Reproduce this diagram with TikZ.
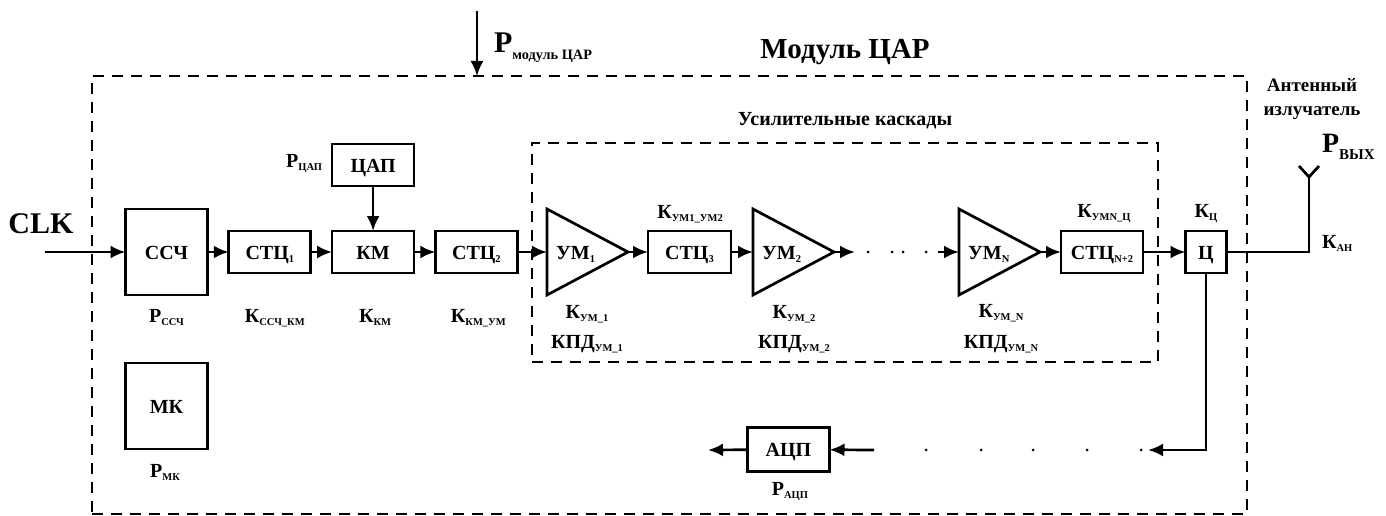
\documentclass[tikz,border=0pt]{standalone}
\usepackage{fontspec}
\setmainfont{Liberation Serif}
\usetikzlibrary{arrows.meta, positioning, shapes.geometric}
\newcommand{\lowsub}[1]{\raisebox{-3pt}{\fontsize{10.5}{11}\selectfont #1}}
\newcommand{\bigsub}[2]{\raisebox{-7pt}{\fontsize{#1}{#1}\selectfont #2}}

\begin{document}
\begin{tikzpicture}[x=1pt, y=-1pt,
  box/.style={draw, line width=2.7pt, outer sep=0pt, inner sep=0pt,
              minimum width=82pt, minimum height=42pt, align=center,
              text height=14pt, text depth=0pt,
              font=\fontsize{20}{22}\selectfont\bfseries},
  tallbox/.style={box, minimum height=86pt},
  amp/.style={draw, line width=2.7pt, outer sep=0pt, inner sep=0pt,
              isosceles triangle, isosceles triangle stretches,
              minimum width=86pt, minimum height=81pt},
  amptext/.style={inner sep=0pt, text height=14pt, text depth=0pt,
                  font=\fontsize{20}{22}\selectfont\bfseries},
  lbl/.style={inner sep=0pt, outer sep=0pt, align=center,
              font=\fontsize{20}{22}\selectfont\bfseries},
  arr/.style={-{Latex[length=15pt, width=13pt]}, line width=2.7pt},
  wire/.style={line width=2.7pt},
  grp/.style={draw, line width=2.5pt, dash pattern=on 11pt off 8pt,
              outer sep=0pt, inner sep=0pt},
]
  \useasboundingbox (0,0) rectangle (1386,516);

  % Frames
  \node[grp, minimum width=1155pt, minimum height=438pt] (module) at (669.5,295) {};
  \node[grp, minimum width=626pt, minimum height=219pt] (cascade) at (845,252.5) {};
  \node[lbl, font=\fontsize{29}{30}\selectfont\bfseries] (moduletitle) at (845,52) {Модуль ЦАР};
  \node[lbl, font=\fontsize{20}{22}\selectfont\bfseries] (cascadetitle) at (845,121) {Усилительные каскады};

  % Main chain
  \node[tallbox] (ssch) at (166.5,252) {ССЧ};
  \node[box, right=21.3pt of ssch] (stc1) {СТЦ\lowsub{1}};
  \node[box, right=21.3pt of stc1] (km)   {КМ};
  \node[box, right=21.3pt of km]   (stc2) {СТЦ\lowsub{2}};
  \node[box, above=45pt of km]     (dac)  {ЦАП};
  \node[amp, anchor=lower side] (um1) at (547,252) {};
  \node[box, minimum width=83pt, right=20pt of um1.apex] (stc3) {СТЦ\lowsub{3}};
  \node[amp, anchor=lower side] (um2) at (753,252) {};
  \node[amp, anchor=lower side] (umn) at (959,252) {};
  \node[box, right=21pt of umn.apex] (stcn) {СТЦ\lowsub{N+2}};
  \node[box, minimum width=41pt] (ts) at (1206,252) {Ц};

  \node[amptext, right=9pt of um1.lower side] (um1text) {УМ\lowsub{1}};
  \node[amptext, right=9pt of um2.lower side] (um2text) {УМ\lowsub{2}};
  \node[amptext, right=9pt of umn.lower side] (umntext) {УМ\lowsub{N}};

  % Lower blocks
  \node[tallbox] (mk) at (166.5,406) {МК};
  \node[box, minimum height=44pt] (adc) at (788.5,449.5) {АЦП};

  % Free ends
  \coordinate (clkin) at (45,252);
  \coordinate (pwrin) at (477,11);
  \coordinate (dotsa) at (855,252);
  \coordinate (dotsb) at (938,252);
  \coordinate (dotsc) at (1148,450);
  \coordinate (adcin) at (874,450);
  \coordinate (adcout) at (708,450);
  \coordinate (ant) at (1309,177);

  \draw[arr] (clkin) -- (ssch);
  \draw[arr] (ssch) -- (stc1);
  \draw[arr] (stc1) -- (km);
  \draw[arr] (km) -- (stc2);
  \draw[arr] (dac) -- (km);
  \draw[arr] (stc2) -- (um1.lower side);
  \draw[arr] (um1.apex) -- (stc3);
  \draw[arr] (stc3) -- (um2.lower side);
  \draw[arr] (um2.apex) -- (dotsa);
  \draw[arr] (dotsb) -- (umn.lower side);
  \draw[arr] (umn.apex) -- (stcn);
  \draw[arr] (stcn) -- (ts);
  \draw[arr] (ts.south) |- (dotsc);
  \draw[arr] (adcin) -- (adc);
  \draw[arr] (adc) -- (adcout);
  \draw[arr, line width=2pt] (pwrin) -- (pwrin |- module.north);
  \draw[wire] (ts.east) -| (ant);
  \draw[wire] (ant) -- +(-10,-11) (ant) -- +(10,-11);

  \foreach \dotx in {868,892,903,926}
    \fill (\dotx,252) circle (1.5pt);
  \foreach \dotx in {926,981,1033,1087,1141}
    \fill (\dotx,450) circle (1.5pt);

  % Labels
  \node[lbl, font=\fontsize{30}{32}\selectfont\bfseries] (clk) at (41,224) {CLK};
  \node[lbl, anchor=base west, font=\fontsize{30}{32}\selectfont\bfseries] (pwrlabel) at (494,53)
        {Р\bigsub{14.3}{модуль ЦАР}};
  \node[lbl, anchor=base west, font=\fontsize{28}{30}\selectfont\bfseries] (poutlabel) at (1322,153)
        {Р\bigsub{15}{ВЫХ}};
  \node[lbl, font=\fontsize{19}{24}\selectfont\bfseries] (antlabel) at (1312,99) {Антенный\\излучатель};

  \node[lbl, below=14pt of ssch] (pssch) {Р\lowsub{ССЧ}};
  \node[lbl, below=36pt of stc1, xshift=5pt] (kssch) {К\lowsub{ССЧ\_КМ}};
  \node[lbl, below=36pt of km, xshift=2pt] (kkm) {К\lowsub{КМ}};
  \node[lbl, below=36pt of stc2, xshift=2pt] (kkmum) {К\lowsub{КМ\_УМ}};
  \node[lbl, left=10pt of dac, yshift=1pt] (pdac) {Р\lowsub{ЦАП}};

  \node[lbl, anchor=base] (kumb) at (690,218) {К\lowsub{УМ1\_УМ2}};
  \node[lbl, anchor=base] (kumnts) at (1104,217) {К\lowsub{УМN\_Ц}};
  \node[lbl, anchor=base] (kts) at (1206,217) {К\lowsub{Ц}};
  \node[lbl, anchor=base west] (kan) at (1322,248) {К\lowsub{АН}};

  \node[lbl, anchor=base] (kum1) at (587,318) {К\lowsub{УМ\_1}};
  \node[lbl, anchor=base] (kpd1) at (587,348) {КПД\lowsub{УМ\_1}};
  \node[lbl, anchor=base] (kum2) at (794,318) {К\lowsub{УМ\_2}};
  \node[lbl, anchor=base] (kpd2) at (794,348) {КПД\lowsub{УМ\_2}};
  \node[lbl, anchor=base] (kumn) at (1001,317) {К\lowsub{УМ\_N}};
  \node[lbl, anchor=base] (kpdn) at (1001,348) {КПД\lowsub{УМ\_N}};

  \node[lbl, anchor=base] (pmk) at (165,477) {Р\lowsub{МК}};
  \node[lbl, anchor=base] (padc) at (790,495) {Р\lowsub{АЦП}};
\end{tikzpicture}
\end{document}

Exercise
Quote the material word for word, dropping any images it holds.

Finished exercise
Reproduce this diagram with TikZ.
\documentclass[tikz,border=0pt]{standalone}
\usepackage{fontspec}
\setmainfont{Liberation Serif}
\usetikzlibrary{arrows.meta, positioning, shapes.geometric}
\newcommand{\lowsub}[1]{\raisebox{-3pt}{\fontsize{10.5}{11}\selectfont #1}}
\newcommand{\bigsub}[2]{\raisebox{-7pt}{\fontsize{#1}{#1}\selectfont #2}}

\begin{document}
\begin{tikzpicture}[x=1pt, y=-1pt,
  box/.style={draw, line width=2.7pt, outer sep=0pt, inner sep=0pt,
              minimum width=82pt, minimum height=42pt, align=center,
              text height=14pt, text depth=0pt,
              font=\fontsize{20}{22}\selectfont\bfseries},
  tallbox/.style={box, minimum height=86pt},
  amp/.style={draw, line width=2.7pt, outer sep=0pt, inner sep=0pt,
              isosceles triangle, isosceles triangle stretches,
              minimum width=86pt, minimum height=81pt},
  amptext/.style={inner sep=0pt, text height=14pt, text depth=0pt,
                  font=\fontsize{20}{22}\selectfont\bfseries},
  lbl/.style={inner sep=0pt, outer sep=0pt, align=center,
              font=\fontsize{20}{22}\selectfont\bfseries},
  arr/.style={-{Latex[length=15pt, width=13pt]}, line width=2.7pt},
  wire/.style={line width=2.7pt},
  grp/.style={draw, line width=2.5pt, dash pattern=on 11pt off 8pt,
              outer sep=0pt, inner sep=0pt},
]
  \useasboundingbox (0,0) rectangle (1386,516);

  % Frames
  \node[grp, minimum width=1155pt, minimum height=438pt] (module) at (669.5,295) {};
  \node[grp, minimum width=626pt, minimum height=219pt] (cascade) at (845,252.5) {};
  \node[lbl, font=\fontsize{29}{30}\selectfont\bfseries] (moduletitle) at (845,52) {Модуль ЦАР};
  \node[lbl, font=\fontsize{20}{22}\selectfont\bfseries] (cascadetitle) at (845,121) {Усилительные каскады};

  % Main chain
  \node[tallbox] (ssch) at (166.5,252) {ССЧ};
  \node[box, right=21.3pt of ssch] (stc1) {СТЦ\lowsub{1}};
  \node[box, right=21.3pt of stc1] (km)   {КМ};
  \node[box, right=21.3pt of km]   (stc2) {СТЦ\lowsub{2}};
  \node[box, above=45pt of km]     (dac)  {ЦАП};
  \node[amp, anchor=lower side] (um1) at (547,252) {};
  \node[box, minimum width=83pt, right=20pt of um1.apex] (stc3) {СТЦ\lowsub{3}};
  \node[amp, anchor=lower side] (um2) at (753,252) {};
  \node[amp, anchor=lower side] (umn) at (959,252) {};
  \node[box, right=21pt of umn.apex] (stcn) {СТЦ\lowsub{N+2}};
  \node[box, minimum width=41pt] (ts) at (1206,252) {Ц};

  \node[amptext, right=9pt of um1.lower side] (um1text) {УМ\lowsub{1}};
  \node[amptext, right=9pt of um2.lower side] (um2text) {УМ\lowsub{2}};
  \node[amptext, right=9pt of umn.lower side] (umntext) {УМ\lowsub{N}};

  % Lower blocks
  \node[tallbox] (mk) at (166.5,406) {МК};
  \node[box, minimum height=44pt] (adc) at (788.5,449.5) {АЦП};

  % Free ends
  \coordinate (clkin) at (45,252);
  \coordinate (pwrin) at (477,11);
  \coordinate (dotsa) at (855,252);
  \coordinate (dotsb) at (938,252);
  \coordinate (dotsc) at (1148,450);
  \coordinate (adcin) at (874,450);
  \coordinate (adcout) at (708,450);
  \coordinate (ant) at (1309,177);

  \draw[arr] (clkin) -- (ssch);
  \draw[arr] (ssch) -- (stc1);
  \draw[arr] (stc1) -- (km);
  \draw[arr] (km) -- (stc2);
  \draw[arr] (dac) -- (km);
  \draw[arr] (stc2) -- (um1.lower side);
  \draw[arr] (um1.apex) -- (stc3);
  \draw[arr] (stc3) -- (um2.lower side);
  \draw[arr] (um2.apex) -- (dotsa);
  \draw[arr] (dotsb) -- (umn.lower side);
  \draw[arr] (umn.apex) -- (stcn);
  \draw[arr] (stcn) -- (ts);
  \draw[arr] (ts.south) |- (dotsc);
  \draw[arr] (adcin) -- (adc);
  \draw[arr] (adc) -- (adcout);
  \draw[arr, line width=2pt] (pwrin) -- (pwrin |- module.north);
  \draw[wire] (ts.east) -| (ant);
  \draw[wire] (ant) -- +(-10,-11) (ant) -- +(10,-11);

  \foreach \dotx in {868,892,903,926}
    \fill (\dotx,252) circle (1.5pt);
  \foreach \dotx in {926,981,1033,1087,1141}
    \fill (\dotx,450) circle (1.5pt);

  % Labels
  \node[lbl, font=\fontsize{30}{32}\selectfont\bfseries] (clk) at (41,224) {CLK};
  \node[lbl, anchor=base west, font=\fontsize{30}{32}\selectfont\bfseries] (pwrlabel) at (494,53)
        {Р\bigsub{14.3}{модуль ЦАР}};
  \node[lbl, anchor=base west, font=\fontsize{28}{30}\selectfont\bfseries] (poutlabel) at (1322,153)
        {Р\bigsub{15}{ВЫХ}};
  \node[lbl, font=\fontsize{19}{24}\selectfont\bfseries] (antlabel) at (1312,99) {Антенный\\излучатель};

  \node[lbl, below=14pt of ssch] (pssch) {Р\lowsub{ССЧ}};
  \node[lbl, below=36pt of stc1, xshift=5pt] (kssch) {К\lowsub{ССЧ\_КМ}};
  \node[lbl, below=36pt of km, xshift=2pt] (kkm) {К\lowsub{КМ}};
  \node[lbl, below=36pt of stc2, xshift=2pt] (kkmum) {К\lowsub{КМ\_УМ}};
  \node[lbl, left=10pt of dac, yshift=1pt] (pdac) {Р\lowsub{ЦАП}};

  \node[lbl, anchor=base] (kumb) at (690,218) {К\lowsub{УМ1\_УМ2}};
  \node[lbl, anchor=base] (kumnts) at (1104,217) {К\lowsub{УМN\_Ц}};
  \node[lbl, anchor=base] (kts) at (1206,217) {К\lowsub{Ц}};
  \node[lbl, anchor=base west] (kan) at (1322,248) {К\lowsub{АН}};

  \node[lbl, anchor=base] (kum1) at (587,318) {К\lowsub{УМ\_1}};
  \node[lbl, anchor=base] (kpd1) at (587,348) {КПД\lowsub{УМ\_1}};
  \node[lbl, anchor=base] (kum2) at (794,318) {К\lowsub{УМ\_2}};
  \node[lbl, anchor=base] (kpd2) at (794,348) {КПД\lowsub{УМ\_2}};
  \node[lbl, anchor=base] (kumn) at (1001,317) {К\lowsub{УМ\_N}};
  \node[lbl, anchor=base] (kpdn) at (1001,348) {КПД\lowsub{УМ\_N}};

  \node[lbl, anchor=base] (pmk) at (165,477) {Р\lowsub{МК}};
  \node[lbl, anchor=base] (padc) at (790,495) {Р\lowsub{АЦП}};
\end{tikzpicture}
\end{document}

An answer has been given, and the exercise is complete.